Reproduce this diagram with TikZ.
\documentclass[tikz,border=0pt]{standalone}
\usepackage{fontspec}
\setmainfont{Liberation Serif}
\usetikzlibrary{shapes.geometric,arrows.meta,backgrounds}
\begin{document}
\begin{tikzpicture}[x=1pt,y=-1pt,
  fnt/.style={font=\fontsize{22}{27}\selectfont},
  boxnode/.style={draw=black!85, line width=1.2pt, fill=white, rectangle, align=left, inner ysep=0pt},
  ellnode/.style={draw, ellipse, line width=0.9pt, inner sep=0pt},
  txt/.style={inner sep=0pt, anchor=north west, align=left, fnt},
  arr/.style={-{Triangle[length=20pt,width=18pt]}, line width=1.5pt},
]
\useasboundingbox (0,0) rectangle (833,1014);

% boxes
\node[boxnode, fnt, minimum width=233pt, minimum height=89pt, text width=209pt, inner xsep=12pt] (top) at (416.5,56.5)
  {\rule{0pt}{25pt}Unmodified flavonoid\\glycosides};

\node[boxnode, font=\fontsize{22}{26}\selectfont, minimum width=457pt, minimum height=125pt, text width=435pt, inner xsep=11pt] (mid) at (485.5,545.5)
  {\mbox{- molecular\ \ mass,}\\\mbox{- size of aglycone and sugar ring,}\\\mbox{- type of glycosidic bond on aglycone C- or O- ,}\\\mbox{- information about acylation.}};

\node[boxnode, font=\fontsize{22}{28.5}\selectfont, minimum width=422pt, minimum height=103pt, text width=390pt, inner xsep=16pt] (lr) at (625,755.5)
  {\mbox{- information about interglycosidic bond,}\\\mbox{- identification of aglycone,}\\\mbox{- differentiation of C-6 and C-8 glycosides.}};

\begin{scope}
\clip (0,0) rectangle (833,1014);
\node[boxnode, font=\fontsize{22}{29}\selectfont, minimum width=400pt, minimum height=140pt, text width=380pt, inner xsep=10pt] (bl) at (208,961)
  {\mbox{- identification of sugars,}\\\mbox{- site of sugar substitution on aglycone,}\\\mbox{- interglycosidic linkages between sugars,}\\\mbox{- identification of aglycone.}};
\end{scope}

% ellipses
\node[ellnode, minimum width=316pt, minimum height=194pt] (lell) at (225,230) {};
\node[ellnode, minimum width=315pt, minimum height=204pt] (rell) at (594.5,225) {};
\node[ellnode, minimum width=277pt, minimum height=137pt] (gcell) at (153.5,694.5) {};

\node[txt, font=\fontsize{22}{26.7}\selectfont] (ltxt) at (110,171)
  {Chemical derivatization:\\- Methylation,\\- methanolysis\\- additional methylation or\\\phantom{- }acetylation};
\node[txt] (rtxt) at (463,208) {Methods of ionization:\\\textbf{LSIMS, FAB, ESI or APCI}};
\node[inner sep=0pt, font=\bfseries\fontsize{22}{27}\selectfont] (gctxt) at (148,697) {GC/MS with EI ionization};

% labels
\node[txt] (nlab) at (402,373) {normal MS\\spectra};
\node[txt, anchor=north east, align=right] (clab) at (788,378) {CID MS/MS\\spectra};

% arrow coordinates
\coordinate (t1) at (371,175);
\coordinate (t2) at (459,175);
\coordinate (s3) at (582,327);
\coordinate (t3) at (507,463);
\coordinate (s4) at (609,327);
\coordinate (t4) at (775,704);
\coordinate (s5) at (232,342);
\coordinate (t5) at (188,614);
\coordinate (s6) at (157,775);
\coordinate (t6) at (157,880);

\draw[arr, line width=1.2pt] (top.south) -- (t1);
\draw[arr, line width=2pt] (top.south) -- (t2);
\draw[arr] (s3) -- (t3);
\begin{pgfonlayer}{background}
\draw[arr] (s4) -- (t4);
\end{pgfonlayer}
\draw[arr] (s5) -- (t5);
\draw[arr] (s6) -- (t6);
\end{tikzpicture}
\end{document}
###
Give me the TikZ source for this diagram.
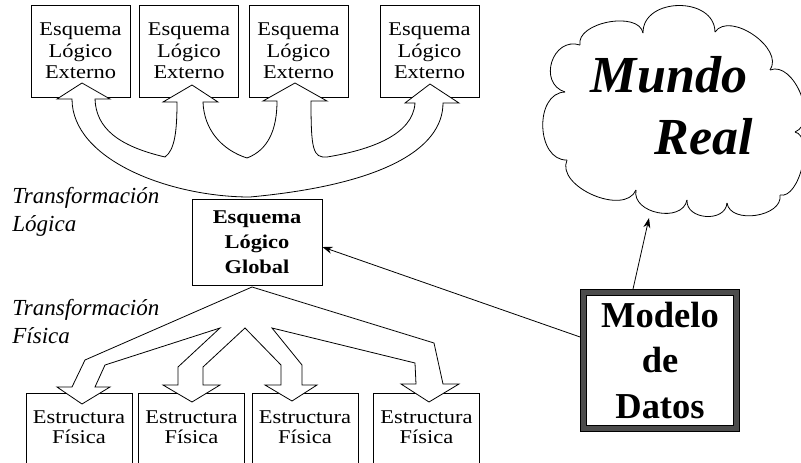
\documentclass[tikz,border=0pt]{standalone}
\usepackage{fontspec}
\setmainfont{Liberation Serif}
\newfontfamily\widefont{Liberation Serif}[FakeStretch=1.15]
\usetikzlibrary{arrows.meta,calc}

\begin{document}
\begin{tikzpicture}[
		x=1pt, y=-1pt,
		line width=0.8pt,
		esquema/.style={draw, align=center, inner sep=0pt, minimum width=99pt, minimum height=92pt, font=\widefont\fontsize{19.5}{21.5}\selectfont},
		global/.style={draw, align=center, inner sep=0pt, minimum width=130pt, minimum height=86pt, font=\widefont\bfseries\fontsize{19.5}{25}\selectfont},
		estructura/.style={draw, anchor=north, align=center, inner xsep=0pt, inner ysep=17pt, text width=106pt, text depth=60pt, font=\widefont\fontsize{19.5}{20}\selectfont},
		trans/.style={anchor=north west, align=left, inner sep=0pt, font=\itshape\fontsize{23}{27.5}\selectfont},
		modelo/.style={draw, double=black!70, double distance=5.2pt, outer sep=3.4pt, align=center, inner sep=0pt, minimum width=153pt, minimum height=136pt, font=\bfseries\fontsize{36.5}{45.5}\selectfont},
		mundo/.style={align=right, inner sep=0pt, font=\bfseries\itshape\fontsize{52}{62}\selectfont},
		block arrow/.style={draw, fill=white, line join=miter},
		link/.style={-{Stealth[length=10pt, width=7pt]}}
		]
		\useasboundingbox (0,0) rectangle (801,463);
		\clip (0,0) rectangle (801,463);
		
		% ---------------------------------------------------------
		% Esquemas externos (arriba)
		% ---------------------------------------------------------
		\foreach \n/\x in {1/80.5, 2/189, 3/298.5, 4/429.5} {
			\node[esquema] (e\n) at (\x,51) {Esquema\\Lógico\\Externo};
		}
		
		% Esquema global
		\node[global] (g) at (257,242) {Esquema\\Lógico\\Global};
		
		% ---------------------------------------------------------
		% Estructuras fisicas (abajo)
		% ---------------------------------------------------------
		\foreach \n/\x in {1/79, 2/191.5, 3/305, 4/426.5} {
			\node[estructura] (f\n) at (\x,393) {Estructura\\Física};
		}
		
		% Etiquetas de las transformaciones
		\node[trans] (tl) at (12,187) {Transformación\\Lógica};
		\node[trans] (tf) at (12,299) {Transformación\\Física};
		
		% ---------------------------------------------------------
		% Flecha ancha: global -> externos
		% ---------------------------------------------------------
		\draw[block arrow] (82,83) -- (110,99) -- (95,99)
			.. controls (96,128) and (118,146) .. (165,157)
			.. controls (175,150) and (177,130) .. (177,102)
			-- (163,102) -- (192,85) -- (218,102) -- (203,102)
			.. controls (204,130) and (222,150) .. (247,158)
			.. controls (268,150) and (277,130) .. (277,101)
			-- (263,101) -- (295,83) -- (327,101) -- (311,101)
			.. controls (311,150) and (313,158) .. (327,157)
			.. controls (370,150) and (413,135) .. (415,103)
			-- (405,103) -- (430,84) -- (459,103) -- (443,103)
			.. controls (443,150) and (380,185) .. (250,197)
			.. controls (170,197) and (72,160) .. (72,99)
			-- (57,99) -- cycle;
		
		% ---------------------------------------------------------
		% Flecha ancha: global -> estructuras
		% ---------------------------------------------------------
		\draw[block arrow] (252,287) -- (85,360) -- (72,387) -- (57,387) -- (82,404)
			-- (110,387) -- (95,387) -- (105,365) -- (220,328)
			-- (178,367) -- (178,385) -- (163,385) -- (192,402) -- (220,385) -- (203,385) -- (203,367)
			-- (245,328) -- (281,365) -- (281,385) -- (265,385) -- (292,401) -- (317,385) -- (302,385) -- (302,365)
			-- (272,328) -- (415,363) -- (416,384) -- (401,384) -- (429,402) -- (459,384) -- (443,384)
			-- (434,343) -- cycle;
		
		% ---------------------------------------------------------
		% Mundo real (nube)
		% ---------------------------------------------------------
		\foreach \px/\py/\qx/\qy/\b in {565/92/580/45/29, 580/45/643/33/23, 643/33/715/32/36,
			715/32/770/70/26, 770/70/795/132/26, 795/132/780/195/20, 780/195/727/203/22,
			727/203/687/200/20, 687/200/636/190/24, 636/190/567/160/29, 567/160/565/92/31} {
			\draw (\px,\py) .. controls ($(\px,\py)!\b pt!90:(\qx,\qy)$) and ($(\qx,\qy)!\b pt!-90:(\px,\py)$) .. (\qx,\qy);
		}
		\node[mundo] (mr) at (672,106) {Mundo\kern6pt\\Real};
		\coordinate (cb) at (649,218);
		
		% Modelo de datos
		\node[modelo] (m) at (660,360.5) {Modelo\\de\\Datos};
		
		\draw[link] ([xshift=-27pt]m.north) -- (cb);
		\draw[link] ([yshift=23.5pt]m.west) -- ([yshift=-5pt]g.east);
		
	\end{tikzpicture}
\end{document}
###
Given instruction:
The lines to extract from the data above begin with the line containing "Reproduce this diagram with TikZ." and end with the line containing "size of aglycone". Extract them exactly, including both.

Result for this task:
Reproduce this diagram with TikZ.
\documentclass[tikz,border=0pt]{standalone}
\usepackage{fontspec}
\setmainfont{Liberation Serif}
\usetikzlibrary{shapes.geometric,arrows.meta,backgrounds}
\begin{document}
\begin{tikzpicture}[x=1pt,y=-1pt,
  fnt/.style={font=\fontsize{22}{27}\selectfont},
  boxnode/.style={draw=black!85, line width=1.2pt, fill=white, rectangle, align=left, inner ysep=0pt},
  ellnode/.style={draw, ellipse, line width=0.9pt, inner sep=0pt},
  txt/.style={inner sep=0pt, anchor=north west, align=left, fnt},
  arr/.style={-{Triangle[length=20pt,width=18pt]}, line width=1.5pt},
]
\useasboundingbox (0,0) rectangle (833,1014);

% boxes
\node[boxnode, fnt, minimum width=233pt, minimum height=89pt, text width=209pt, inner xsep=12pt] (top) at (416.5,56.5)
  {\rule{0pt}{25pt}Unmodified flavonoid\\glycosides};

\node[boxnode, font=\fontsize{22}{26}\selectfont, minimum width=457pt, minimum height=125pt, text width=435pt, inner xsep=11pt] (mid) at (485.5,545.5)
  {\mbox{- molecular\ \ mass,}\\\mbox{- size of aglycone and sugar ring,}\\\mbox{- type of glycosidic bond on aglycone C- or O- ,}\\\mbox{- information about acylation.}};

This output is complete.